When you buy that sofa, you receive a tangible asset in exchange for your money.  A sofa can be quite useful in your home.  Meanwhile, the money you spent becomes useful to the merchant.  The furniture store uses the cash to pay for expenses, including the salaries of workers.  Those workers now have the wherewithal to do some spending, too.  But the benefit doesn’t stop there.  It continues up the supply chain.  Your purchase reduced the store’s inventory.  The store places an order from a distributor to replenish the inventory.  Dollars go to the distribution center.  The distribution center pays its expenses, including the salary of workers.  Those workers now have the wherewithal to do some spending, too.  But the benefit doesn’t stop there.  The distribution center places an order with the sofa manufacturer to replenish its inventory.  Dollars go to the manufacturer.  The manufacturer pays its expenses, including the salaries of workers.  It doesn’t stop there.  The manufacturer places orders with suppliers for lumber, fabric, nails, screws, etc.  Dollars go to the suppliers.  It doesn’t stop there.  The suppliers place orders for raw materials to make components out of.  That’s the multiplier effect.

When you spend money at a restaurant, the restaurant pays its expenses, including the salaries of workers.  You received a tangible benefit–food.  You ate it.  You get to survive to see another day because you didn’t starve.  The money you spent in the restaurant doesn’t stay there.  The restaurant orders more food from a warehouse.  The warehouse pays its expenses, including salaries for workers, but it doesn’t stop there.  The warehouse places orders with companies that process foods, like cheesemakers, and bakeries.
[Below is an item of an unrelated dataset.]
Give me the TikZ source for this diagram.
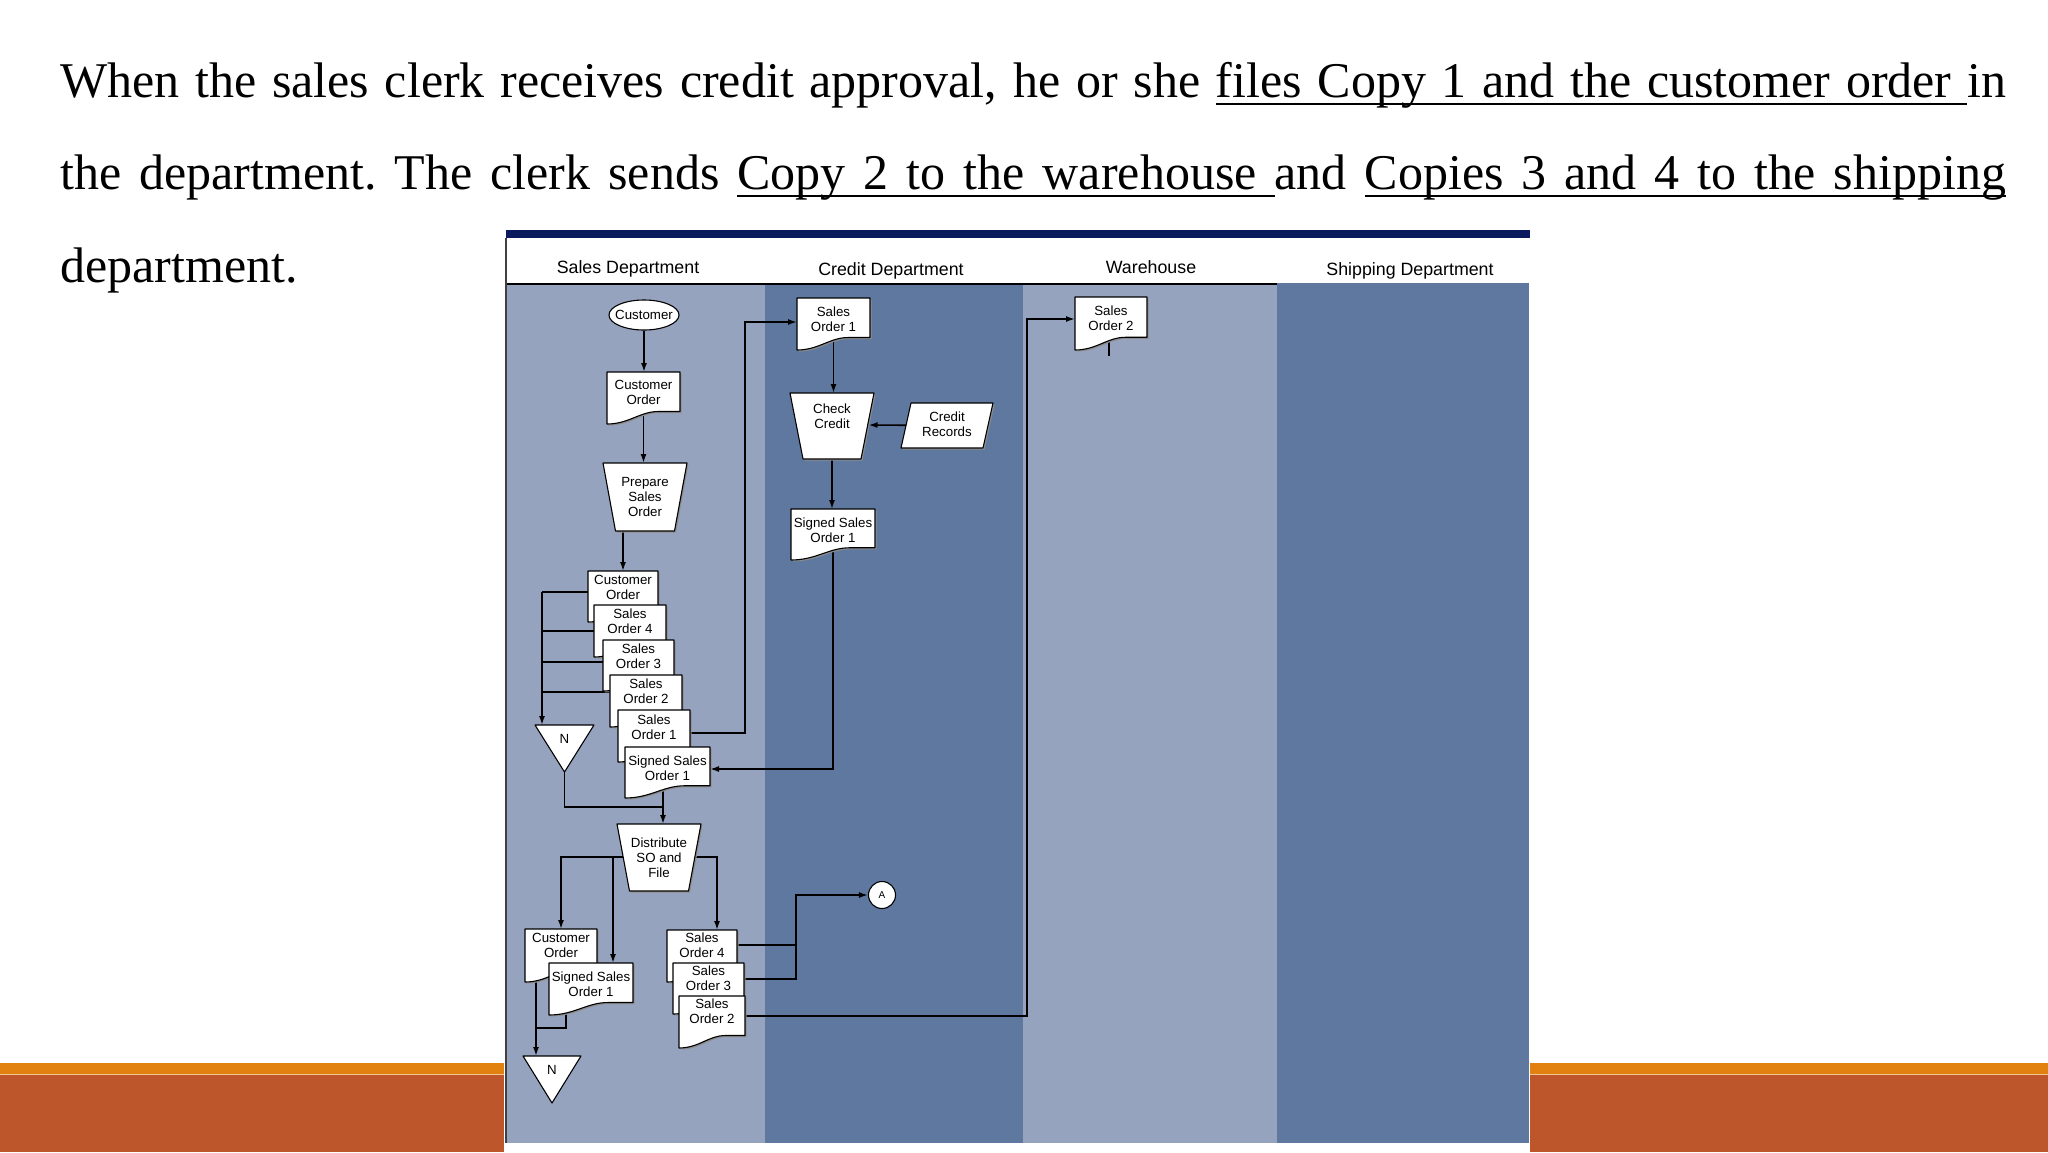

The benefits don’t stop there.  Eventually, the dollars reach all the way back to the farmers.

When you spend money at Cedar Point, you are also probably spending money on gasoline, maybe even a hotel, restaurant, or retail store.  I should know.  I live in Sandusky.  Again, those expenses for gasoline, hotel, restaurant, and retail store send dollars rippling up those respective supply chains, creating multiplier effects on the dollars you spent, expanding the economy.  At Cedar Point, they pay their expenses including salaries of workers, and they reinvest some of their profits during the winter on R&D, and construction to build the newest, fastest, tallest, steepest, longest roller coaster in order to keep ahead of the competition.  Thus engineering and construction firms are at work every year even when the park is closed for the winter.  The perpetual construction means that more dollars are spent for lumber, structural steel, masonry, fiberglass, etc.  The dollars keep rippling through the economy.
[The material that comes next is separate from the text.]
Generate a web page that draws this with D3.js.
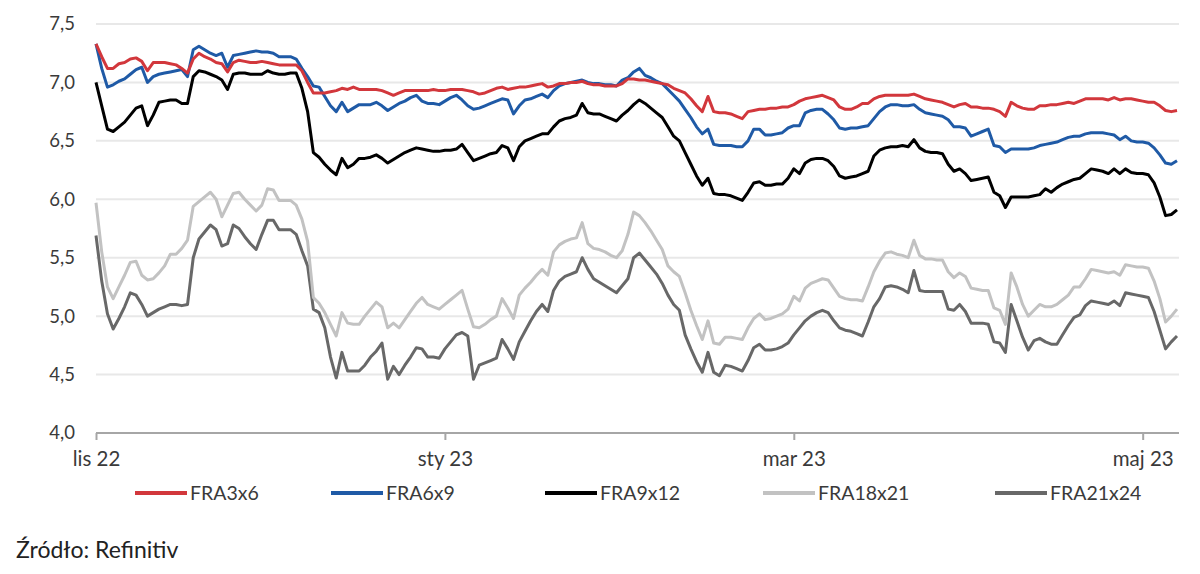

Then there are casinos.  You spend your money.  You lose your money.  You get nothing in return.  The casino pays its expenses, including the salaries of workers, and the rest of the money goes to the casino owners.  And that’s as far as your money goes.  No inventory needs to be replenished.  There is no supply chain.  You might have bought gasoline to get to the casino, but you might not have enough money to buy gasoline to get home.  You lost so much money, you feel sick.  You can’t eat.  You want to sleep it off, the casino comps you a room upstairs for the night, for the casino is selfish.  Once you enter, the casino doesn’t want you to spend a dime at other restaurants or hotels.  They want every dime to be spent on their property.  That’s what restaurants and hotels in downtown Detroit found out.  The casinos don’t share the wealth.  There’s been no uptick in the amount of business the restaurants and hotels do in Detroit since the casinos opened.  The casinos are selfish.  Your gambling losses line the pockets of some shady fat-cat casino owners.  What do they do with the wealth?  Greedy as they are, they probably try to shelter it, by off-shoring the money in some Swiss bank account, or in the Cayman Islands.  That money has left the economy for good.  You got nothing in return.  You go home, you still have to pay for the mortgage.  Can’t pay it?  You’ll end up in foreclosure.  You’ve got bills to pay.  Can’t pay them?  You might file for bankruptcy.  Forget the credit cards, you’ll have to cut them up when you file for bankruptcy.  Want to go shopping?  Forget about it.  You lost the money at the casino.  Opportunity cost.  The money you lost at the casino is lost to you forever.  You can’t get it back.  You can’t put that money to better use.  That money is not rippling through the economy.

The economy contracts.  As the economy contracts, there is less exchange of goods and services.  Businesses fold.  Workers lose their jobs.  The cycle embarks on a downward spiral.

Vote NO on Issue 6.  Casinos siphon money out of the economy.  That’s not going to help Ohio.